His findings even look at why the Triqui people are always left to strawberry picking — one of the hardest types of agricultural labor. A more privileged farm worker job is harvesting apples, but Triqui people never get those jobs.

He had supervisors explain to him that strawberry pickers have to be “lower to the ground” like the Triqui and that they “like working bent over.”

He noticed that Triqui people don’t wear gloves while they work despite signs (in English) declaring that insecticides were being sprayed.
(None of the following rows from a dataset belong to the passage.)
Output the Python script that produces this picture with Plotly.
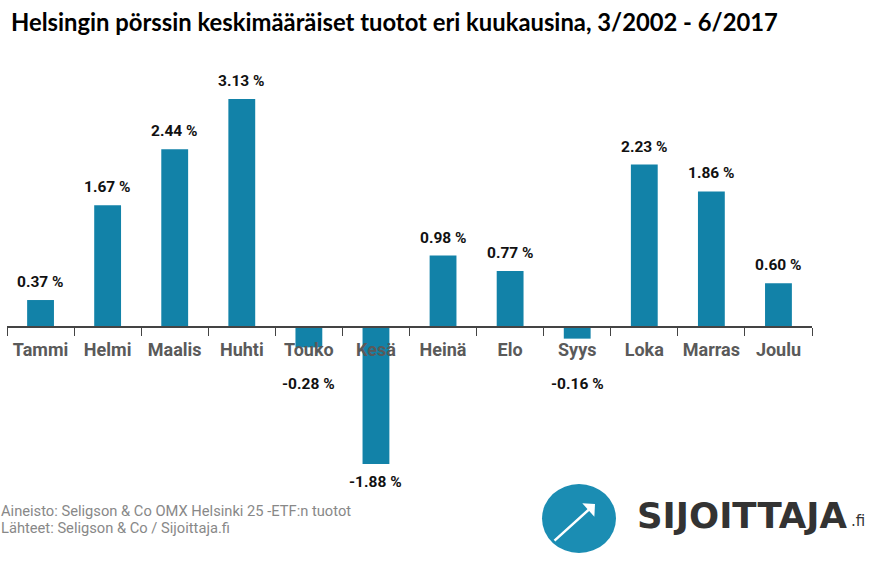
import plotly.graph_objects as go

months = ["Tammi", "Helmi", "Maalis", "Huhti", "Touko", "Kesä",
          "Heinä", "Elo", "Syys", "Loka", "Marras", "Joulu"]
returns = [0.37, 1.67, 2.44, 3.13, -0.28, -1.88, 0.98, 0.77, -0.16, 2.23, 1.86, 0.60]
labels = ["0.37 %", "1.67 %", "2.44 %", "3.13 %", "-0.28 %", "-1.88 %",
          "0.98 %", "0.77 %", "-0.16 %", "2.23 %", "1.86 %", "0.60 %"]

title = "Helsingin pörssin keskimääräiset tuotot eri kuukausina, 3/2002 - 6/2017"
source_lines = ["Aineisto: Seligson & Co OMX Helsinki 25 -ETF:n tuotot",
                "Lähteet: Seligson & Co / Sijoittaja.fi"]

BAR = "#1282a8"
ymin, ymax = -2.375, 3.665

fig = go.Figure(go.Bar(x=months, y=returns, marker_color=BAR, width=0.4,
                       hoverinfo="skip"))

lab_font = dict(family="Roboto", size=15.5, color="#111", weight="bold")
for m, v, t in zip(months, returns, labels):
    if v >= 0:
        fig.add_annotation(x=m, y=v, text=t, showarrow=False, yanchor="bottom",
                           yshift=7, font=lab_font)
    else:
        fig.add_annotation(x=m, y=min(v, -0.53), text=t, showarrow=False, yanchor="top",
                           yshift=-7, font=lab_font)

fig.update_traces(marker_line_width=0)

fig.update_layout(
    width=891, height=564,
    margin=dict(l=7, r=79, t=60, b=64),
    paper_bgcolor="white", plot_bgcolor="white",
    showlegend=False,
    xaxis=dict(anchor="free", position=(0 - ymin) / (ymax - ymin),
               showline=True, linecolor="#444", linewidth=1.5,
               ticks="outside", tickson="boundaries", ticklen=8, tickcolor="#444",
               tickwidth=1.3, tickangle=0,
               tickfont=dict(family="Roboto", size=18, color="#5a5a5a", weight="bold"),
               ticklabelstandoff=7,
               showgrid=False, zeroline=False, range=[-0.5, 11.5]),
    yaxis=dict(range=[ymin, ymax], visible=False, showgrid=False, zeroline=False),
)

fig.add_annotation(text="<b>" + title + "</b>", xref="paper", yref="paper",
                   x=0, y=1, xshift=2, yshift=38, xanchor="left", yanchor="middle",
                   showarrow=False, font=dict(family="Lato", size=23.8, color="#000"))

for i, line in enumerate(source_lines):
    fig.add_annotation(text=line, xref="paper", yref="paper", x=0, y=0,
                       xshift=-8, yshift=-11 - 17 * i, xanchor="left", yanchor="middle",
                       showarrow=False, font=dict(family="Roboto", size=14.7, color="#888"))

# Logo
fig.add_shape(type="circle", xref="paper", yref="paper",
              x0=(542 - 7) / 805, x1=(616 - 7) / 805,
              y0=(500 - 553) / 440, y1=(500 - 484) / 440,
              fillcolor="#1b8db3", line=dict(color="#1b8db3", width=0))
fig.add_annotation(xref="paper", yref="paper", axref="pixel", ayref="pixel",
                   x=(595 - 7) / 805, y=(500 - 504) / 440,
                   ax=-42, ay=38,
                   showarrow=True, arrowhead=1, arrowsize=1.2, arrowwidth=2.5,
                   arrowcolor="white", text="", standoff=0, startstandoff=0)
fig.add_annotation(text="SIJOITTAJA", xref="paper", yref="paper",
                   x=(635 - 7) / 805, y=(500 - 515) / 440, xanchor="left", yanchor="middle",
                   showarrow=False,
                   font=dict(family="DejaVu Sans", size=35.5, color="#333", weight="bold"))
fig.add_annotation(text=".fi", xref="paper", yref="paper",
                   x=(849 - 7) / 805, y=(500 - 521) / 440, xanchor="left", yanchor="middle",
                   showarrow=False, font=dict(family="DejaVu Sans", size=15, color="#333"))

fig.write_html("out.html", post_script="document.body.style.margin='0';",
               config={"displayModeBar": False})
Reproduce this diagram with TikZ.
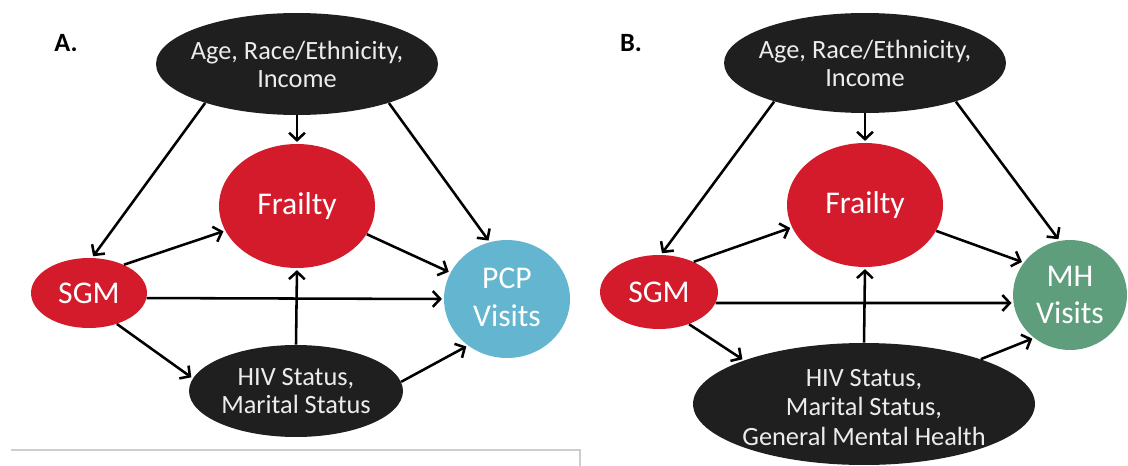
\documentclass[tikz,border=0pt]{standalone}
\usepackage{fontspec}
\setmainfont{Carlito}
\usetikzlibrary{shapes.geometric,arrows.meta}
\definecolor{sgmred}{RGB}{211,27,44}
\definecolor{darkfill}{RGB}{31,31,31}
\definecolor{pcpblue}{RGB}{99,181,208}
\definecolor{mhgreen}{RGB}{94,158,124}
\definecolor{paletext}{RGB}{236,236,236}
\definecolor{framegray}{RGB}{205,205,205}
\tikzstyle{dark} = [shape=ellipse, fill=darkfill, inner sep=0pt]
\tikzstyle{redell} = [shape=ellipse, fill=sgmred, inner sep=0pt]
\tikzstyle{small} = [font=\fontsize{15}{16}\selectfont, text=paletext, align=center]
\tikzstyle{smalltall} = [font=\fontsize{15}{17}\selectfont, text=paletext, align=center]
\tikzstyle{big} = [font=\fontsize{18}{21.5}\selectfont, text=white, align=center]
\tikzstyle{panel} = [font=\bfseries\fontsize{15}{18}\selectfont]
\tikzstyle{arr} = [line width=1.45pt, -{Straight Barb[length=4.2pt,width=9pt]}, shorten >=1pt]

\begin{document}
\begin{tikzpicture}[x=0.02cm, y=-0.02cm]
	\useasboundingbox (0,0) rectangle (1128,466);
	\draw[framegray, line width=0.6pt] (11,450) -- (580,450) -- (580,466);

	% panel A
	\node[panel] (labA) at (66,43) {A.};
	\node[dark, minimum width=5.64cm, minimum height=2.04cm,
		label={[small]center:{Age, Race/Ethnicity,\\Income}}] (topA) at (297,64) {};
	\node[redell, minimum width=3.12cm, minimum height=2.48cm,
		label={[big]center:Frailty}] (frA) at (297,206) {};
	\node[redell, minimum width=2.32cm, minimum height=1.40cm,
		label={[big]center:SGM}] (sgmA) at (89,293) {};
	\node[shape=ellipse, fill=pcpblue, inner sep=0pt, minimum width=2.52cm, minimum height=2.36cm,
		label={[big, yshift=1pt]center:{PCP\\Visits}}] (pcpA) at (507,299) {};
	\node[dark, minimum width=4.28cm, minimum height=1.84cm,
		label={[small]center:{HIV Status,\\Marital Status}}] (hivA) at (296,391) {};

	\path [arr] (topA.south) edge (frA.north);
	\path [arr] (topA.-157) edge (sgmA.85);
	\path [arr] (topA.-23) edge (pcpA.107);
	\path [arr] (sgmA.39) edge (frA.-161);
	\path [arr] (frA.-22) edge (pcpA.155);
	\path [arr] (sgmA.-5) edge (pcpA.180);
	\path [arr] (hivA.north) edge (frA.south);
	\path [arr] (sgmA.-48) edge (hivA.173);
	\path [arr] (hivA.5) edge (pcpA.-130);

	% panel B
	\node[panel] (labB) at (631,43) {B.};
	\node[dark, minimum width=5.64cm, minimum height=2.00cm,
		label={[small]center:{Age, Race/Ethnicity,\\Income}}] (topB) at (865,63) {};
	\node[redell, minimum width=3.12cm, minimum height=2.48cm,
		label={[big]center:Frailty}] (frB) at (865,205) {};
	\node[redell, minimum width=2.36cm, minimum height=1.48cm,
		label={[big]center:SGM}] (sgmB) at (659,292) {};
	\node[shape=ellipse, fill=mhgreen, inner sep=0pt, minimum width=2.28cm, minimum height=2.20cm,
		label={[big]center:{MH\\Visits}}] (mhB) at (1070,295) {};
	\node[dark, minimum width=6.84cm, minimum height=2.44cm,
		label={[smalltall, yshift=-2pt]center:{HIV Status,\\Marital Status,\\General Mental Health}}] (hivB) at (864,404) {};

	\path [arr] (topB.south) edge (frB.north);
	\path [arr] (topB.-157) edge (sgmB.87);
	\path [arr] (topB.-23) edge (mhB.101);
	\path [arr] (sgmB.41) edge (frB.-163);
	\path [arr] (frB.-20) edge (mhB.145);
	\path [arr] (sgmB.-11) edge (mhB.-172);
	\path [arr] (hivB.north) edge (frB.south);
	\path [arr] (sgmB.-47) edge (hivB.160);
	\path [arr] (hivB.21) edge (mhB.-130);
\end{tikzpicture}
\end{document}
He asked if they were concerned, but “[they] say that their bodies are stronger than white people so the pesticides don’t bother them.”

He also examines how the North American Free Trade Agreement has prohibited Mexico from placing tariffs on U.S. imports, while allowing subsidies in American agriculture, thereby giving a competitive advantage in the global market to American farmers, displacing farmers like the Triqui, who traditionally farmed maize back in Oaxaca.

But Holmes’ point goes beyond the politics to how physicians actually treat immigrant patients. He gives the example of a farm worker, who gets severe headaches unless he drinks 20-24 beers. When he sees the doctor, the treatment’s emphasis is for the man to work on his behavioral issues rather than considering how the man’s problem had come to this in the first place, considering the insecurity of illegal migration, low status in the social structure, stressful pace of work, etc.

“Without being trained to consider social structures and hierarchies, [doctors] only see biological and behavioral determinants,” said Holmes. “Well-meaning physicians are blaming the wrong things — inadvertently blaming the victim instead of the social structure.”

While it does all eventually come back to the strawberries, it goes beyond simply being willing to pay more than that $2.50 a quart.

Holmes’ conclusion is a need to change misguided perceptions about migrant workers and the conditions they can tolerate, which have become normalized in society. This means a conscious shift in thinking by everyone — from the Triqui themselves, to health workers, farm owners and managers, politicians, and yes, also consumers.

You can hear Seth Holmes reading from “Fresh Fruit, Broken Bodies” at Elliot Bay Books at 7:30 p.m. on Tuesday, Feb. 25.